David Pruess, “On the Placement of Characters,” 2000
As in many of Jan Wurm’s paintings, this painting includes many characters linked through action, association, or time. In the immediate center of the painting, we have two characters superimposed on each other, the man falling and the dealer; why the one should occupy the center of the painting is clear, but why the dealer does as well is less obvious. On the first level, the narrative of the painting is a man going into debt losing money at a casino. He is then pursued by loan sharks and telephones his wife (or it could be girlfriend), desperate. With no idea where to go, he drops the phone, and plunges through the hotel window to his death.
On this level it is obvious why the man would be in the central forefront of the entire painting. This is the story of his personal tragedy. He is in relatively brighter colors, so that he will stand out in the front: the eye is to be caught with his tragic, pell mell fall, his legs at odd angles, and the phone dangling above him rather than replaced in its cradle. His individual fall is what we are concerned with, what draws our empathy, but there is in fact a greater story going on than his, the story we see when we consider the dealer as central figure of the painting.
Ignoring the falling man, the dealer is surrounded by the pieces of the story. To his right, customers come in, watching over his shoulder are the loan sharks hoods, and somewhere in a room of his casino are the despairing debtors. Everything revolves around him in this larger story in which there are many gamblers who will come to their ruin, many thugs who will scare them out of their minds, and many loved ones to hear the sobbing last words of the broken gamblers. In casino games, the dealer is sometimes called the house, and in this painting, he does indeed represent the casino.

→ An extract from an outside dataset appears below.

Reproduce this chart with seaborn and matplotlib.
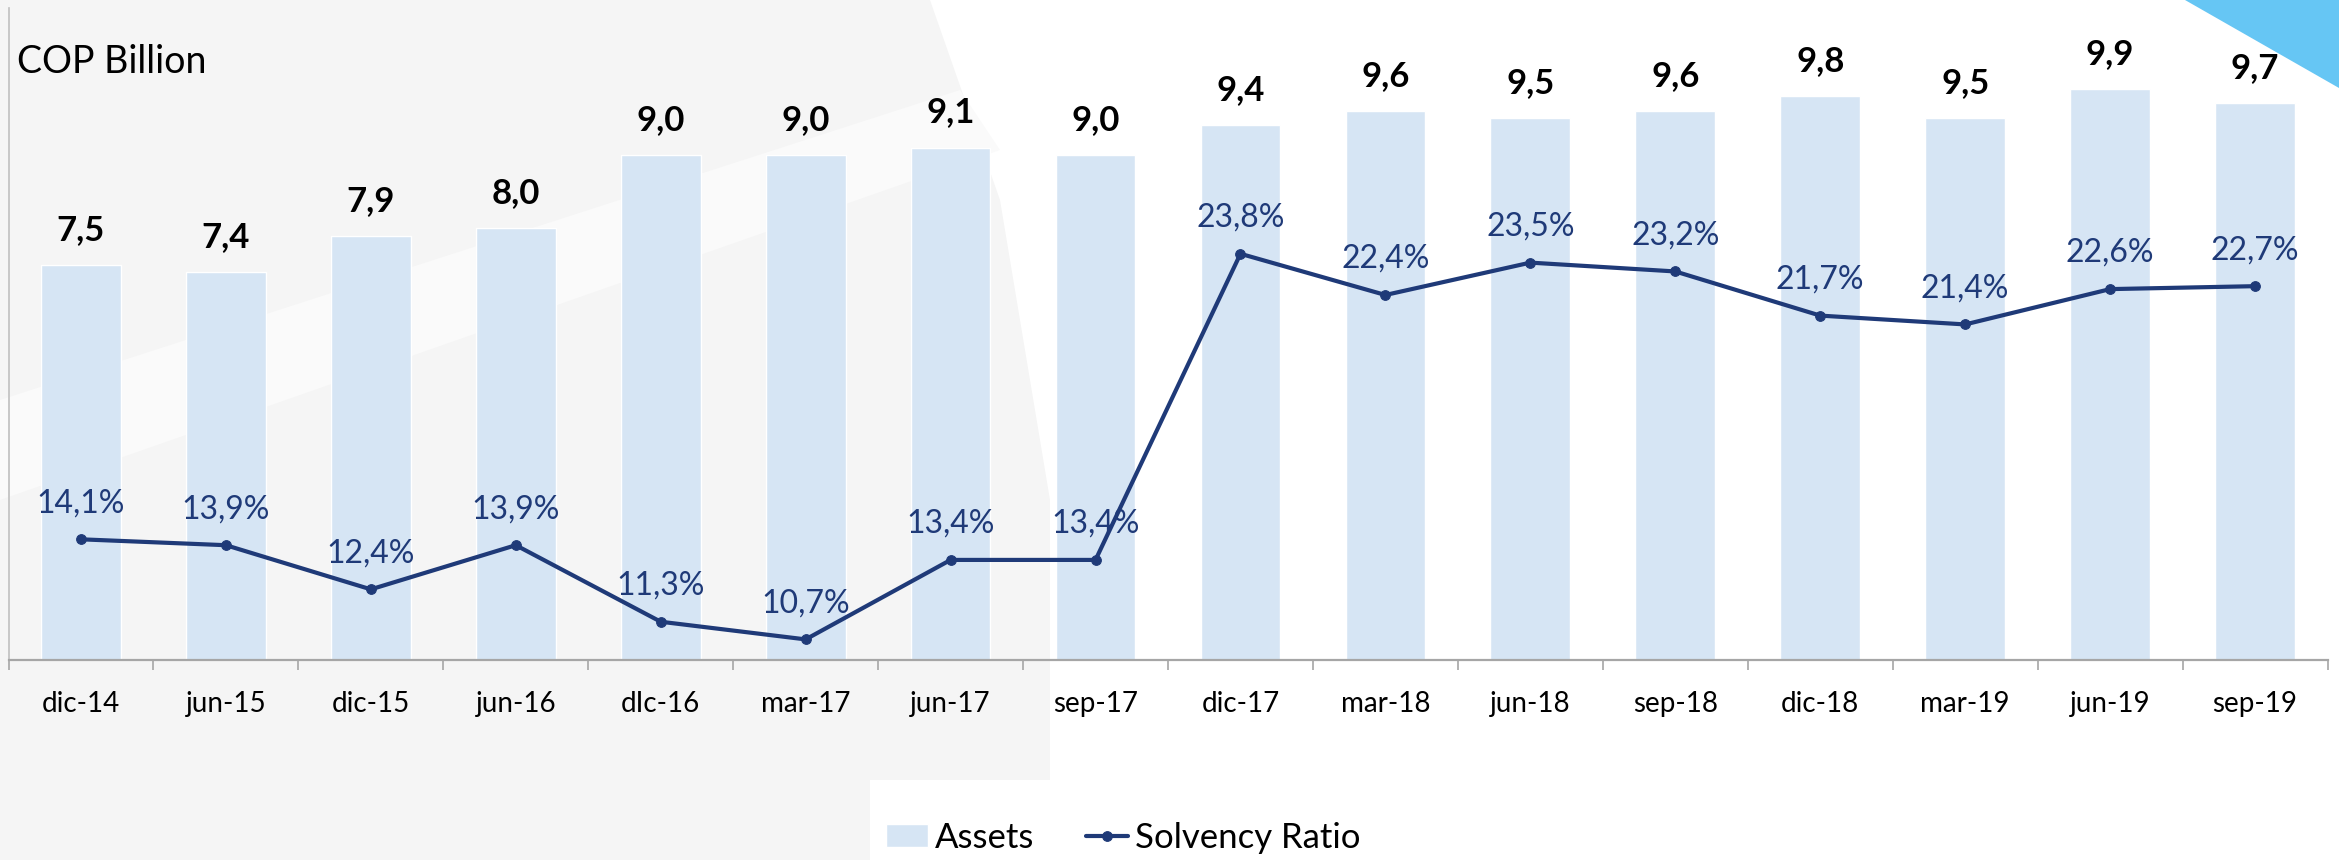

The painting is an indictment of gambling; it is about the millions of individual tragedies which it creates, which it is responsible for. It is remarkable how little moral responsibility is placed on the thugs; their placement, as though looking over the shoulder of the dealer makes them seem like an established part of the casino, like they are purposely there to back up the dealer, the house. All moral judgement falls squarely upon the green tables, the cards, the chips: the gambling establishments which sell unrealistic hopes and their attendant disappointment or worse to their addicted customers. At the end of “Falling,” we are left with a sadness for the anonymous suicide, but an even greater indignation against the casino which will indifferently take advantage of him.